Yikes. I am not really invested enough in this debate to start getting all line-by-line, especially since it seems to be arguing against a position that I don't really hold.
I am not sure that assertion is correct. Data of financial performance of the various TV series in foreign markets isn't easy to find, unfortunately.
For you. Not for them, obviously. They don't make decisions based only on information that you have!
However, only one Star Trek movie ("Into Darkeness") has ever made the majority of its money in foreign markets, and it only did so by 1.1%. There is *not* a major tradition for Trek to be a major hit elsewhere.
We're talking about TV. Movies work entirely differently. Let's stay on target. We've already established that we don't have any data, so let's not draw conclusions based on our own lack of information.
Yes, but CBS doesn't seem to have that tradition of making TV mostly for export. I don't think that's their idea here - I think they are banking on the popularity of the brand to drive adoption of their streaming service, and I think that's a mistake both for the series and the service. I think the proprietary service is itself a mistake in the current market.

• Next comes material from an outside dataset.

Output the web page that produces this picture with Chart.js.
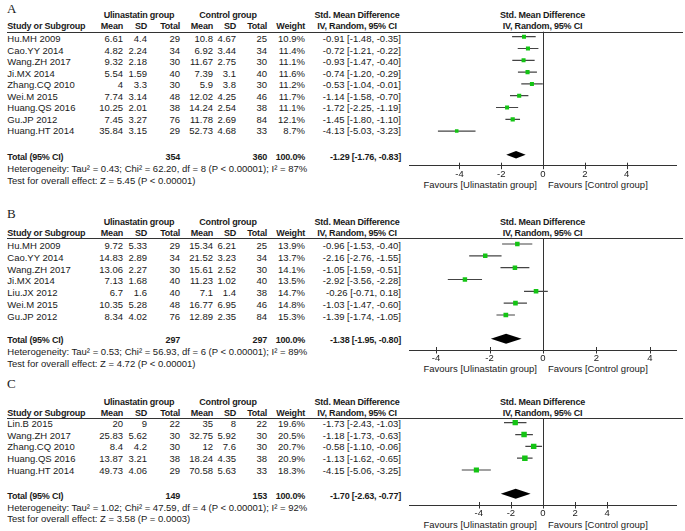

I gathered that you think it's a mistake. You've said so very clearly. As I said, I don't think we're really able to say that one way or the other.
1) Appeal to authority - CBS's authority, in this case.
As opposed to confidently asserting that something is a bad business model when you have none of the data, or know little of the long-term plans?
There's no argument to be had here. We're all just speculating. We should just try to avoid the whole "WotC is stupid because they didn't make the book exactly how I would make it!" trope, because I think it just makes us look silly.
3) That we haven't seen other promising franchises screwed up by poor network choices pretty frequently?
Well, if you're citing logical fallacies, I'm sure you can identify this one!
Seems to me "they have a plan" is cold comfort.
I don't
know that they have a plan. It could all go wrong. You're misunderstanding me completely - it would be ridiculous of me to claim that they have one, when I clearly have no way of knowing that. I'm saying that boldly asserting that they don't have a good plan in place or that the business model is poor is equally ridiculous.
With a side-order of my not really caring how it's shown in the US, because that's not the method I'll have access to. That's just a non-conversation for me. I don't think I'd even heard of CBS before this thread!